## BEGIN Data extract
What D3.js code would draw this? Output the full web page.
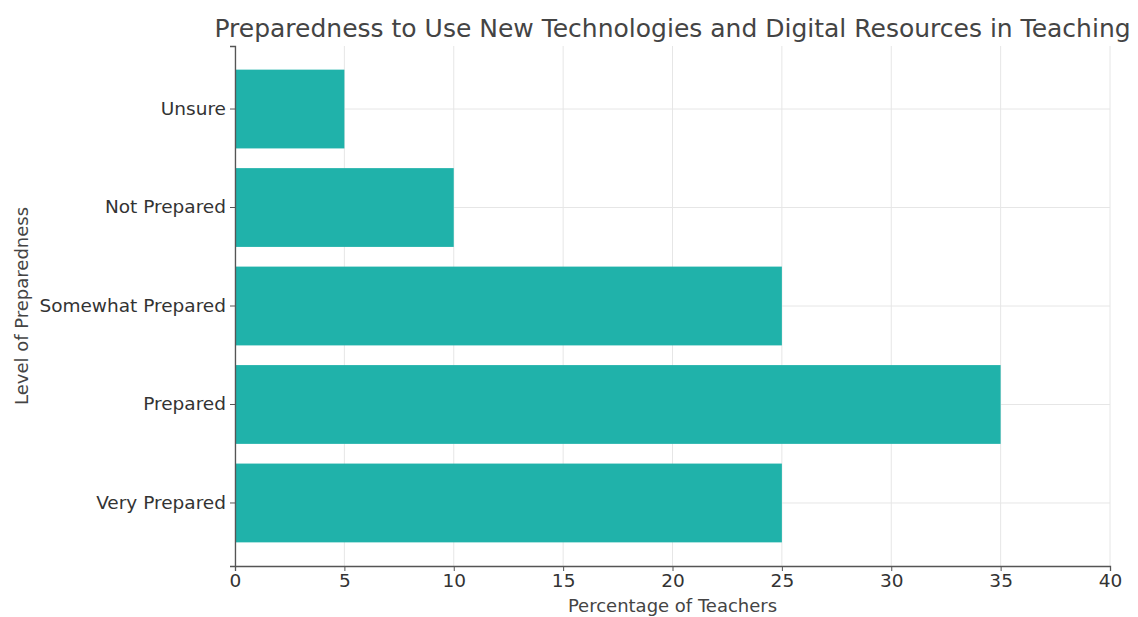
<!DOCTYPE html>
<html>
<head>
<meta charset="utf-8">
<script src="https://cdn.jsdelivr.net/npm/d3@7"></script>
<style>
  html, body { margin: 0; padding: 0; background: #fff; }
  svg { display: block; font-family: "DejaVu Sans", sans-serif; }
</style>
</head>
<body>
<svg id="chart" width="1138" height="617"></svg>
<script>
// Survey categories, top to bottom
const categories = ["Unsure", "Not Prepared", "Somewhat Prepared", "Prepared", "Very Prepared"];
// Share of teachers (%) per category
const percentages = [5, 10, 25, 35, 25];
const xTicks = [0, 5, 10, 15, 20, 25, 30, 35, 40];

const svg = d3.select("#chart");
const margin = { top: 46, right: 28, bottom: 51, left: 235 };
const W = 1138, H = 617;
const iw = W - margin.left - margin.right;
const ih = H - margin.top - margin.bottom;

const g = svg.append("g").attr("transform", `translate(${margin.left},${margin.top})`);

const x = d3.scaleLinear().domain([0, 40]).range([0, iw]);
// bars fill 0.8 of each step, with 0.24 step of padding at both ends
const y = d3.scaleBand().domain(categories)
  .range([0, ih])
  .paddingInner(0.2)
  .paddingOuter(0.24);

// gridlines
g.append("g").selectAll("line").data(xTicks).join("line")
  .attr("x1", d => x(d)).attr("x2", d => x(d))
  .attr("y1", 0).attr("y2", ih)
  .attr("stroke", "#e6e6e6").attr("stroke-width", 1);
g.append("g").selectAll("line").data(categories).join("line")
  .attr("x1", 0).attr("x2", iw)
  .attr("y1", d => y(d) + y.bandwidth() / 2).attr("y2", d => y(d) + y.bandwidth() / 2)
  .attr("stroke", "#e6e6e6").attr("stroke-width", 1);

// bars
g.append("g").selectAll("rect").data(categories).join("rect")
  .attr("x", 0)
  .attr("y", d => y(d))
  .attr("width", (d, i) => x(percentages[i]))
  .attr("height", y.bandwidth())
  .attr("fill", "#20b2aa");

// axes
const xAxis = g.append("g").attr("transform", `translate(0,${ih})`)
  .call(d3.axisBottom(x).tickValues(xTicks).tickSize(5).tickPadding(3));
const yAxis = g.append("g")
  .call(d3.axisLeft(y).tickSize(5).tickPadding(4));
[xAxis, yAxis].forEach(a => {
  a.select(".domain").attr("stroke", "#555").attr("stroke-width", 1.3);
  a.selectAll(".tick line").attr("stroke", "#555");
  a.selectAll(".tick text").attr("fill", "#333").style("font-size", "18.5px")
    .style("font-family", "'DejaVu Sans', sans-serif");
});

// titles
svg.append("text")
  .attr("x", margin.left + iw / 2).attr("y", 37)
  .attr("text-anchor", "middle")
  .attr("fill", "#444").style("font-size", "25px")
  .text("Preparedness to Use New Technologies and Digital Resources in Teaching");
svg.append("text")
  .attr("x", margin.left + iw / 2).attr("y", 612)
  .attr("text-anchor", "middle")
  .attr("fill", "#444").style("font-size", "18px")
  .text("Percentage of Teachers");
svg.append("text")
  .attr("transform", `translate(28,${margin.top + ih / 2}) rotate(-90)`)
  .attr("text-anchor", "middle")
  .attr("fill", "#444").style("font-size", "18px")
  .text("Level of Preparedness");
</script>
</body>
</html>
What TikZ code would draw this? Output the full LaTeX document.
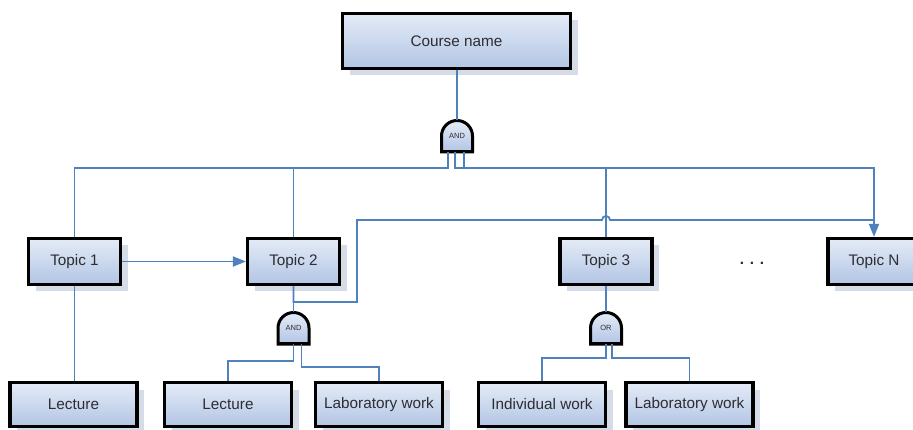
## END Data extract
Output every entry word for word, but omit the pictures.

§ **Response to the task**:
What D3.js code would draw this? Output the full web page.
<!DOCTYPE html>
<html>
<head>
<meta charset="utf-8">
<script src="https://cdn.jsdelivr.net/npm/d3@7"></script>
<style>
  html, body { margin: 0; padding: 0; background: #fff; }
  svg { display: block; font-family: "DejaVu Sans", sans-serif; }
</style>
</head>
<body>
<svg id="chart" width="1138" height="617"></svg>
<script>
// Survey categories, top to bottom
const categories = ["Unsure", "Not Prepared", "Somewhat Prepared", "Prepared", "Very Prepared"];
// Share of teachers (%) per category
const percentages = [5, 10, 25, 35, 25];
const xTicks = [0, 5, 10, 15, 20, 25, 30, 35, 40];

const svg = d3.select("#chart");
const margin = { top: 46, right: 28, bottom: 51, left: 235 };
const W = 1138, H = 617;
const iw = W - margin.left - margin.right;
const ih = H - margin.top - margin.bottom;

const g = svg.append("g").attr("transform", `translate(${margin.left},${margin.top})`);

const x = d3.scaleLinear().domain([0, 40]).range([0, iw]);
// bars fill 0.8 of each step, with 0.24 step of padding at both ends
const y = d3.scaleBand().domain(categories)
  .range([0, ih])
  .paddingInner(0.2)
  .paddingOuter(0.24);

// gridlines
g.append("g").selectAll("line").data(xTicks).join("line")
  .attr("x1", d => x(d)).attr("x2", d => x(d))
  .attr("y1", 0).attr("y2", ih)
  .attr("stroke", "#e6e6e6").attr("stroke-width", 1);
g.append("g").selectAll("line").data(categories).join("line")
  .attr("x1", 0).attr("x2", iw)
  .attr("y1", d => y(d) + y.bandwidth() / 2).attr("y2", d => y(d) + y.bandwidth() / 2)
  .attr("stroke", "#e6e6e6").attr("stroke-width", 1);

// bars
g.append("g").selectAll("rect").data(categories).join("rect")
  .attr("x", 0)
  .attr("y", d => y(d))
  .attr("width", (d, i) => x(percentages[i]))
  .attr("height", y.bandwidth())
  .attr("fill", "#20b2aa");

// axes
const xAxis = g.append("g").attr("transform", `translate(0,${ih})`)
  .call(d3.axisBottom(x).tickValues(xTicks).tickSize(5).tickPadding(3));
const yAxis = g.append("g")
  .call(d3.axisLeft(y).tickSize(5).tickPadding(4));
[xAxis, yAxis].forEach(a => {
  a.select(".domain").attr("stroke", "#555").attr("stroke-width", 1.3);
  a.selectAll(".tick line").attr("stroke", "#555");
  a.selectAll(".tick text").attr("fill", "#333").style("font-size", "18.5px")
    .style("font-family", "'DejaVu Sans', sans-serif");
});

// titles
svg.append("text")
  .attr("x", margin.left + iw / 2).attr("y", 37)
  .attr("text-anchor", "middle")
  .attr("fill", "#444").style("font-size", "25px")
  .text("Preparedness to Use New Technologies and Digital Resources in Teaching");
svg.append("text")
  .attr("x", margin.left + iw / 2).attr("y", 612)
  .attr("text-anchor", "middle")
  .attr("fill", "#444").style("font-size", "18px")
  .text("Percentage of Teachers");
svg.append("text")
  .attr("transform", `translate(28,${margin.top + ih / 2}) rotate(-90)`)
  .attr("text-anchor", "middle")
  .attr("fill", "#444").style("font-size", "18px")
  .text("Level of Preparedness");
</script>
</body>
</html>
What TikZ code would draw this? Output the full LaTeX document.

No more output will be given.